QUESTION 1
The given inequality is
[tex]|m|-2>0[/tex]
We group like terms to get,
[tex]|m|>2[/tex]
This implies that,
[tex]-m>2[/tex] or [tex]m>2[/tex].
We simplify the inequality to get,
[tex]m<-2[/tex] or [tex]m>2[/tex].
We can write this interval notation to get,
[tex](-\infty,-2)\cup (2,+\infty)[/tex].
QUESTION 2
[tex]|x-4|-3\:>\:5[/tex].
We group like terms to get,
[tex]|x-4|\:>\:5+3[/tex].
[tex]|x-4|\:>\:8[/tex]
We split the absolute value sign to get,
[tex]-(x-4)\:>\:8[/tex] or [tex]x-4\:>\:8[/tex]
This implies that,
[tex]x-4\:<\:-8[/tex] or [tex]x-4\:>\:8[/tex]

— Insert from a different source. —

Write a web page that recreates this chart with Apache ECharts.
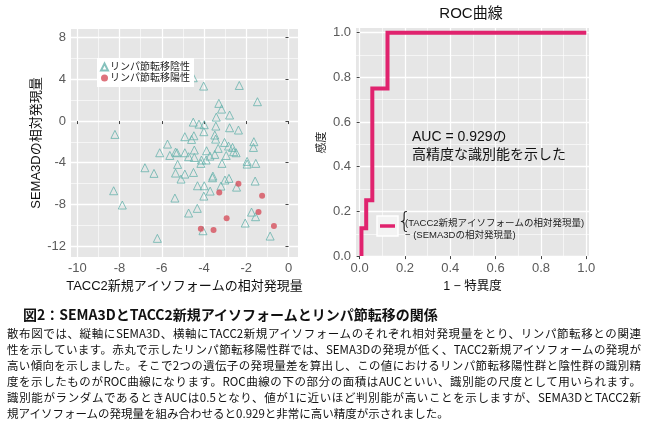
<!DOCTYPE html>
<html>
<head>
<meta charset="utf-8">
<script src="https://cdn.jsdelivr.net/npm/echarts@6/dist/echarts.min.js"></script>
<style>
html, body { margin: 0; padding: 0; background: #fff; }
#chart { position: absolute; left: 0; top: 0; width: 650px; height: 421px; }
#caption { position: absolute; left: 7px; top: 305px; width: 634px; font-family: "Noto Sans CJK JP"; color: #111; }
#caption .title { font-weight: bold; font-size: 14px; line-height: 18px; height: 18px; margin-left: 16px; margin-bottom: 2px; }
#caption .line { font-size: 11.5px; line-height: 16px; height: 16px; text-align: justify; text-align-last: justify; }
#caption .line.last { text-align-last: left; }
</style>
</head>
<body>
<div id="chart"></div>
<div id="caption">
  <div class="title">図2：SEMA3DとTACC2新規アイソフォームとリンパ節転移の関係</div>
  <div class="line">散布図では、縦軸にSEMA3D、横軸にTACC2新規アイソフォームのそれぞれ相対発現量をとり、リンパ節転移との関連</div>
  <div class="line">性を示しています。赤丸で示したリンパ節転移陽性群では、SEMA3Dの発現が低く、TACC2新規アイソフォームの発現が</div>
  <div class="line">高い傾向を示しました。そこで2つの遺伝子の発現量差を算出し、この値におけるリンパ節転移陽性群と陰性群の識別精</div>
  <div class="line">度を示したものがROC曲線になります。ROC曲線の下の部分の面積はAUCといい、識別能の尺度として用いられます。</div>
  <div class="line">識別能がランダムであるときAUCは0.5となり、値が1に近いほど判別能が高いことを示しますが、SEMA3DとTACC2新</div>
  <div class="line last">規アイソフォームの発現量を組み合わせると0.929と非常に高い精度が示されました。</div>
</div>
<script>
// scatter: lymph node metastasis negative (triangles)
const negX = [-4.51, -4.02, -2.33, -1.47, -3.30, -3.17, -3.42, -2.79, -4.51, -4.24,
  -3.99, -3.44, -2.79, -2.37, -4.01, -8.22, -4.48, -4.91, -3.49, -3.45,
  -4.59, -3.03, -1.64, -5.73, -2.84, -3.33, -2.65, -1.66, -4.46, -3.88,
  -2.60, -6.10, -5.35, -5.28, -4.91, -2.48, -5.62, -3.72, -3.49, -2.95,
  -4.46, -4.73, -4.12, -3.90, -4.15, -3.15, -1.96, -1.96, -1.55, -5.25,
  -6.80, -6.37, -5.35, -4.91, -4.50, -3.58, -3.60, -5.09, -2.82, -3.01,
  -1.58, -4.31, -3.99, -3.20, -2.46, -8.28, -3.71, -4.01, -5.38, -7.87,
  -4.32, -4.73, -1.75, -1.56, -2.05, -4.05, -0.87, -6.21]
const negY = [4.16, 3.36, 3.42, 1.86, 1.70, 1.15, 0.38, 0.58, -0.10, -0.29,
  -0.35, -0.48, -0.64, -0.86, -1.02, -1.28, -1.41, -1.50, -1.34, -1.73,
  -1.76, -2.05, -1.98, -2.21, -2.40, -2.62, -2.53, -2.53, -2.78, -2.85,
  -2.94, -3.04, -2.98, -3.04, -3.04, -3.04, -3.30, -3.36, -3.20, -3.30,
  -3.49, -3.42, -3.74, -3.74, -4.06, -4.06, -3.87, -4.13, -4.06, -4.16,
  -4.48, -5.02, -4.99, -5.09, -4.93, -5.28, -5.44, -5.57, -5.50, -5.66,
  -5.76, -6.21, -6.21, -6.24, -6.34, -6.69, -6.72, -7.20, -7.39, -8.06,
  -8.38, -8.83, -8.74, -9.18, -9.79, -10.53, -11.04, -11.26]

// scatter: lymph node metastasis positive (red dots)
const posX = [-2.37, -3.28, -1.25, -1.42, -2.93, -0.69, -4.15, -3.55]
const posY = [-6.02, -6.85, -7.17, -8.74, -9.34, -10.08, -10.34, -10.46]

// ROC curve (1 - specificity, sensitivity)
const rocFpr = [0.008, 0.008, 0.029, 0.029, 0.056, 0.056, 0.123, 0.123, 1.0]
const rocTpr = [0, 0.125, 0.125, 0.25, 0.25, 0.75, 0.75, 1.0, 1.0]

const scatterXTicks = [-10, -8, -6, -4, -2, 0]
const scatterXMinor = [-9, -7, -5, -3, -1]
const scatterYTicks = [-12, -8, -4, 0, 4, 8]
const scatterYMinor = [-10, -6, -2, 2, 6]
const rocTicks = [0, 0.2, 0.4, 0.6, 0.8, 1.0]
const rocMinor = [0.1, 0.3, 0.5, 0.7, 0.9]

const FONT = '"Liberation Sans", "Noto Sans CJK JP", sans-serif'
const PANEL = '#E6E6E6'
const TEAL = '#68B3AC'
const RED = '#D6505C'
const PINK = '#E0236E'

const chart = echarts.init(document.getElementById('chart'))

const majorAxis = (grid, min, max, ticks, fmt) => ({
  type: 'value',
  gridIndex: grid,
  min: min,
  max: max,
  axisLine: { show: false },
  axisTick: {
    show: true,
    length: 3,
    customValues: ticks,
    lineStyle: { color: '#444', width: 1 }
  },
  axisLabel: {
    customValues: ticks,
    color: '#5a5a5a',
    fontSize: 13,
    fontFamily: FONT,
    margin: 5,
    formatter: fmt
  },
  splitLine: {
    show: true,
    lineStyle: { color: '#ffffff', width: 1.3 }
  }
})

const minorAxis = (grid, min, max, ticks) => ({
  type: 'value',
  gridIndex: grid,
  min: min,
  max: max,
  axisLine: { show: false },
  axisTick: { show: false, customValues: ticks },
  axisLabel: { show: false, customValues: ticks },
  splitLine: {
    show: true,
    lineStyle: { color: '#ffffff', width: 0.6 }
  }
})

const rocFmt = (v) => v.toFixed(1)

const sx = majorAxis(0, -10.3, 0.45, scatterXTicks)
sx.name = 'TACC2新規アイソフォームの相対発現量'
sx.nameLocation = 'middle'
sx.nameGap = 21
sx.nameTextStyle = { color: '#111', fontSize: 13, fontFamily: FONT }

const sy = majorAxis(0, -13.05, 8.84, scatterYTicks)
sy.name = 'SEMA3Dの相対発現量'
sy.nameLocation = 'middle'
sy.nameGap = 24
sy.nameTextStyle = { color: '#111', fontSize: 13, fontFamily: FONT }

const rx = majorAxis(1, -0.016, 1.012, rocTicks, rocFmt)
rx.name = '1 − 特異度'
rx.nameLocation = 'middle'
rx.nameGap = 23
rx.nameTextStyle = { color: '#111', fontSize: 12.5, fontFamily: FONT }

const ry = majorAxis(1, -0.004, 1.021, rocTicks, rocFmt)
ry.name = '感度'
ry.nameLocation = 'middle'
ry.nameGap = 29
ry.nameTextStyle = { color: '#111', fontSize: 11, fontFamily: FONT }

const option = {
  animation: false,
  backgroundColor: '#ffffff',

  grid: [
    { left: 71, top: 29, width: 227, height: 228, show: true, backgroundColor: PANEL, borderWidth: 0 },
    { left: 356, top: 28, width: 233, height: 229, show: true, backgroundColor: PANEL, borderWidth: 0 }
  ],

  xAxis: [
    sx,
    minorAxis(0, -10.3, 0.45, scatterXMinor),
    rx,
    minorAxis(1, -0.016, 1.012, rocMinor)
  ],

  yAxis: [
    sy,
    minorAxis(0, -13.05, 8.84, scatterYMinor),
    ry,
    minorAxis(1, -0.004, 1.021, rocMinor)
  ],

  legend: {
    data: ['リンパ節転移陰性', 'リンパ節転移陽性'],
    orient: 'vertical',
    left: 97,
    top: 58,
    backgroundColor: '#ffffff',
    padding: [4, 4, 4, 3],
    itemGap: 1,
    itemWidth: 7,
    itemHeight: 7,
    textStyle: { color: '#222', fontSize: 10, fontFamily: FONT, padding: [0, 0, 0, -3] }
  },

  graphic: [
    {
      type: 'text',
      z: 100,
      x: 471,
      y: 6,
      style: { text: 'ROC曲線', fill: '#111', fontSize: 15, fontFamily: FONT, align: 'center' }
    },
    {
      type: 'text',
      z: 100,
      x: 412,
      y: 128,
      style: {
        text: 'AUC = 0.929の\n高精度な識別能を示した',
        fill: '#111',
        fontSize: 14,
        lineHeight: 18,
        fontFamily: FONT
      }
    },
    {
      type: 'rect',
      z: 100,
      shape: { x: 377, y: 216, width: 21, height: 20 },
      style: { fill: '#F3F3F3', stroke: '#ffffff', lineWidth: 1.5 }
    },
    {
      type: 'line',
      z: 101,
      shape: { x1: 380, y1: 226, x2: 395, y2: 226 },
      style: { stroke: PINK, lineWidth: 3.5 }
    },
    {
      type: 'text',
      z: 100,
      x: 397,
      y: 212,
      style: { text: '{', fill: '#222', fontSize: 23, fontFamily: '"DejaVu Sans"', fontWeight: 'lighter' }
    },
    {
      type: 'text',
      z: 100,
      x: 405,
      y: 217,
      style: {
        text: '(TACC2新規アイソフォームの相対発現量)\n− (SEMA3Dの相対発現量)',
        fill: '#222',
        fontSize: 9.5,
        lineHeight: 12,
        fontFamily: FONT
      }
    }
  ],

  series: [
    {
      name: 'リンパ節転移陰性',
      type: 'scatter',
      xAxisIndex: 0,
      yAxisIndex: 0,
      symbol: 'triangle',
      symbolSize: 8,
      itemStyle: { color: 'rgba(0,0,0,0)', borderColor: TEAL, borderWidth: 1 },
      data: negX.map((x, i) => [x, negY[i]])
    },
    {
      name: 'リンパ節転移陽性',
      type: 'scatter',
      xAxisIndex: 0,
      yAxisIndex: 0,
      symbol: 'circle',
      symbolSize: 6,
      itemStyle: { color: RED },
      data: posX.map((x, i) => [x, posY[i]])
    },
    {
      name: 'ROC',
      type: 'line',
      xAxisIndex: 2,
      yAxisIndex: 2,
      showSymbol: false,
      lineStyle: { color: PINK, width: 4, join: 'miter' },
      data: rocFpr.map((x, i) => [x, rocTpr[i]])
    }
  ]
}

chart.setOption(option)
</script>
</body>
</html>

[tex]x\:<\:-8+4[/tex] or [tex]x\:>\:8+4[/tex]
[tex]x\:<\:-4[/tex] or [tex]x\:>\:12[/tex]
We can write this interval notation to get,
[tex](-\infty,-4)\cup (12,+\infty)[/tex].
QUESTION 3
The given inequality is
[tex]|6+9x|\leq 24[/tex]
We split the absolute value sign to obtain,
[tex]-(6+9x)\leq 24[/tex] or [tex](6+9x)\leq 24[/tex]
This simplifies to
[tex]6+9x\ge -24[/tex] and [tex]6+9x\leq 24[/tex]
[tex]9x\ge -24-6[/tex] and [tex]9x\leq 24-6[/tex]
[tex]9x\ge -30[/tex] and [tex]9x\leq 18[/tex]
[tex]x\ge -\frac{10}{3}[/tex] and [tex]x\leq 2[/tex]
[tex]-\frac{10}{3}\leq x\leq2[/tex]
We write this in interval form to get,
[tex][-\frac{10}{3},2][/tex]
QUESTION 4
The given inequality is
[tex]|1-5a|>29[/tex]
We split the absolute value sign to get,
[tex]-(1-5a)>29[/tex] or [tex]1-5a>29[/tex]
This simplifies to,
[tex]1-5a\:<\:-29[/tex] or [tex]1-5a\:>\:29[/tex]
This implies that,
[tex]-5a\:<\:-29-1[/tex] or [tex]-5a\:>\:29-1[/tex]
[tex]-5a\:<\:-30[/tex] or [tex]-5a\:>\:28[/tex]
[tex]a\:>\:6[/tex] or [tex]a\:<\:-\frac{28}{5}[/tex]
We write this in interval notation to get,
[tex](-\infty,-\frac{28}{5})\cup (6,+\infty)[/tex]